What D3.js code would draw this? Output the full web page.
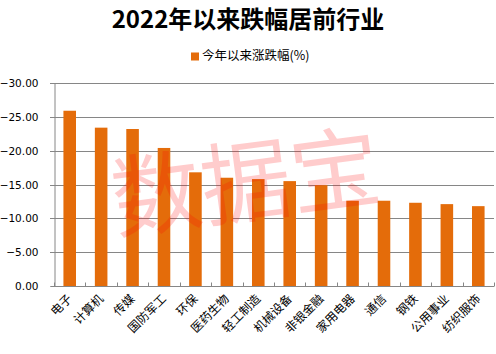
<!DOCTYPE html>
<html>
<head>
<meta charset="utf-8">
<script src="https://cdn.jsdelivr.net/npm/d3@7"></script>
<style>
  body { margin: 0; background: #fff; }
  svg { display: block; }
</style>
</head>
<body>
<script>
const categories = ["电子", "计算机", "传媒", "国防军工", "环保", "医药生物", "轻工制造",
    "机械设备", "非银金融", "家用电器", "通信", "钢铁", "公用事业", "纺织服饰"];
const values = [-25.9, -23.4, -23.2, -20.4, -16.8, -16.0, -15.8, -15.5, -14.9, -12.6, -12.6, -12.3, -12.1, -11.8];
const yTicks = [0, -5, -10, -15, -20, -25, -30];
const seriesName = "今年以来涨跌幅(%)";

const width = 496, height = 354;
const margin = { top: 83, right: 2, bottom: 68, left: 54 };
const sans = "'Noto Sans CJK SC', 'Noto Sans', sans-serif";

const svg = d3.select("body").append("svg")
    .attr("width", width)
    .attr("height", height);

// title
svg.append("text")
    .attr("x", 248).attr("y", 28)
    .attr("text-anchor", "middle")
    .attr("font-family", sans)
    .attr("font-weight", "bold")
    .attr("font-size", 24)
    .attr("fill", "#000")
    .text("2022年以来跌幅居前行业");

// legend
svg.append("rect").attr("x", 191).attr("y", 52.5).attr("width", 8).attr("height", 8).attr("fill", "#e46c0a");
svg.append("text")
    .attr("x", 202).attr("y", 60)
    .attr("font-family", sans)
    .attr("font-size", 12.5)
    .attr("fill", "#000")
    .text(seriesName);

// scales
let x = d3.scaleBand()
    .domain(categories)
    .range([margin.left, width - margin.right])
    .paddingInner(0.6)
    .paddingOuter(0.3);

let y = d3.scaleLinear()
    .domain([0, -30])
    .range([height - margin.bottom, margin.top]);

// gridlines
svg.append("g")
    .selectAll("line")
    .data(yTicks.filter(d => d !== 0))
    .enter().append("line")
    .attr("x1", margin.left - 4).attr("x2", width - margin.right)
    .attr("y1", d => Math.round(y(d)) + 0.5).attr("y2", d => Math.round(y(d)) + 0.5)
    .attr("stroke", "#868686");

// bars
svg.append("g")
    .selectAll("rect")
    .data(values)
    .enter().append("rect")
    .attr("x", (d, i) => x(categories[i]))
    .attr("width", x.bandwidth())
    .attr("y", d => y(d))
    .attr("height", d => y(0) - y(d))
    .attr("fill", "#e46c0a");

// watermark
svg.append("text")
    .attr("transform", "translate(250,215) rotate(-7.5)")
    .attr("text-anchor", "middle")
    .attr("font-family", sans)
    .attr("font-size", 90)
    .attr("fill", "rgba(255,0,0,0.2)")
    .text("数据宝");

// y axis
let yAxis = d3.axisLeft(y).tickValues(yTicks).tickFormat(d3.format(".2f")).tickSize(4);
let gy = svg.append("g")
    .attr("transform", `translate(${margin.left + 0.5},0)`)
    .call(yAxis);
gy.select(".domain").attr("stroke", "#868686");
gy.selectAll(".tick line").attr("stroke", "#868686");
gy.selectAll(".tick text")
    .attr("x", -16)
    .attr("font-family", "'DejaVu Sans', sans-serif")
    .attr("font-size", 10.5)
    .attr("fill", "#000");
gy.selectAll(".tick").attr("transform", d => `translate(0,${Math.round(y(d)) + 0.5})`);

// x axis
const step = x.step();
let gx = svg.append("g").attr("transform", `translate(0,${height - margin.bottom + 0.5})`);
gx.append("line")
    .attr("x1", margin.left).attr("x2", width - margin.right)
    .attr("stroke", "#868686");
gx.selectAll(".sep")
    .data(d3.range(categories.length + 1))
    .enter().append("line")
    .attr("class", "sep")
    .attr("x1", i => Math.round(margin.left + i * step) + 0.5)
    .attr("x2", i => Math.round(margin.left + i * step) + 0.5)
    .attr("y1", -4).attr("y2", 0)
    .attr("stroke", "#868686");
gx.selectAll(".lbl")
    .data(categories)
    .enter().append("text")
    .attr("class", "lbl")
    .attr("transform", d => `translate(${x(d) + x.bandwidth() / 2 + 3},${13}) rotate(-45)`)
    .attr("text-anchor", "end")
    .attr("font-family", sans)
    .attr("font-size", 12)
    .attr("fill", "#000")
    .text(d => d);
</script>
</body>
</html>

THE TASK> Print the complete listing exactly, apart from any pictures.

EXERCISE RESPONSE>
What D3.js code would draw this? Output the full web page.
<!DOCTYPE html>
<html>
<head>
<meta charset="utf-8">
<script src="https://cdn.jsdelivr.net/npm/d3@7"></script>
<style>
  body { margin: 0; background: #fff; }
  svg { display: block; }
</style>
</head>
<body>
<script>
const categories = ["电子", "计算机", "传媒", "国防军工", "环保", "医药生物", "轻工制造",
    "机械设备", "非银金融", "家用电器", "通信", "钢铁", "公用事业", "纺织服饰"];
const values = [-25.9, -23.4, -23.2, -20.4, -16.8, -16.0, -15.8, -15.5, -14.9, -12.6, -12.6, -12.3, -12.1, -11.8];
const yTicks = [0, -5, -10, -15, -20, -25, -30];
const seriesName = "今年以来涨跌幅(%)";

const width = 496, height = 354;
const margin = { top: 83, right: 2, bottom: 68, left: 54 };
const sans = "'Noto Sans CJK SC', 'Noto Sans', sans-serif";

const svg = d3.select("body").append("svg")
    .attr("width", width)
    .attr("height", height);

// title
svg.append("text")
    .attr("x", 248).attr("y", 28)
    .attr("text-anchor", "middle")
    .attr("font-family", sans)
    .attr("font-weight", "bold")
    .attr("font-size", 24)
    .attr("fill", "#000")
    .text("2022年以来跌幅居前行业");

// legend
svg.append("rect").attr("x", 191).attr("y", 52.5).attr("width", 8).attr("height", 8).attr("fill", "#e46c0a");
svg.append("text")
    .attr("x", 202).attr("y", 60)
    .attr("font-family", sans)
    .attr("font-size", 12.5)
    .attr("fill", "#000")
    .text(seriesName);

// scales
let x = d3.scaleBand()
    .domain(categories)
    .range([margin.left, width - margin.right])
    .paddingInner(0.6)
    .paddingOuter(0.3);

let y = d3.scaleLinear()
    .domain([0, -30])
    .range([height - margin.bottom, margin.top]);

// gridlines
svg.append("g")
    .selectAll("line")
    .data(yTicks.filter(d => d !== 0))
    .enter().append("line")
    .attr("x1", margin.left - 4).attr("x2", width - margin.right)
    .attr("y1", d => Math.round(y(d)) + 0.5).attr("y2", d => Math.round(y(d)) + 0.5)
    .attr("stroke", "#868686");

// bars
svg.append("g")
    .selectAll("rect")
    .data(values)
    .enter().append("rect")
    .attr("x", (d, i) => x(categories[i]))
    .attr("width", x.bandwidth())
    .attr("y", d => y(d))
    .attr("height", d => y(0) - y(d))
    .attr("fill", "#e46c0a");

// watermark
svg.append("text")
    .attr("transform", "translate(250,215) rotate(-7.5)")
    .attr("text-anchor", "middle")
    .attr("font-family", sans)
    .attr("font-size", 90)
    .attr("fill", "rgba(255,0,0,0.2)")
    .text("数据宝");

// y axis
let yAxis = d3.axisLeft(y).tickValues(yTicks).tickFormat(d3.format(".2f")).tickSize(4);
let gy = svg.append("g")
    .attr("transform", `translate(${margin.left + 0.5},0)`)
    .call(yAxis);
gy.select(".domain").attr("stroke", "#868686");
gy.selectAll(".tick line").attr("stroke", "#868686");
gy.selectAll(".tick text")
    .attr("x", -16)
    .attr("font-family", "'DejaVu Sans', sans-serif")
    .attr("font-size", 10.5)
    .attr("fill", "#000");
gy.selectAll(".tick").attr("transform", d => `translate(0,${Math.round(y(d)) + 0.5})`);

// x axis
const step = x.step();
let gx = svg.append("g").attr("transform", `translate(0,${height - margin.bottom + 0.5})`);
gx.append("line")
    .attr("x1", margin.left).attr("x2", width - margin.right)
    .attr("stroke", "#868686");
gx.selectAll(".sep")
    .data(d3.range(categories.length + 1))
    .enter().append("line")
    .attr("class", "sep")
    .attr("x1", i => Math.round(margin.left + i * step) + 0.5)
    .attr("x2", i => Math.round(margin.left + i * step) + 0.5)
    .attr("y1", -4).attr("y2", 0)
    .attr("stroke", "#868686");
gx.selectAll(".lbl")
    .data(categories)
    .enter().append("text")
    .attr("class", "lbl")
    .attr("transform", d => `translate(${x(d) + x.bandwidth() / 2 + 3},${13}) rotate(-45)`)
    .attr("text-anchor", "end")
    .attr("font-family", sans)
    .attr("font-size", 12)
    .attr("fill", "#000")
    .text(d => d);
</script>
</body>
</html>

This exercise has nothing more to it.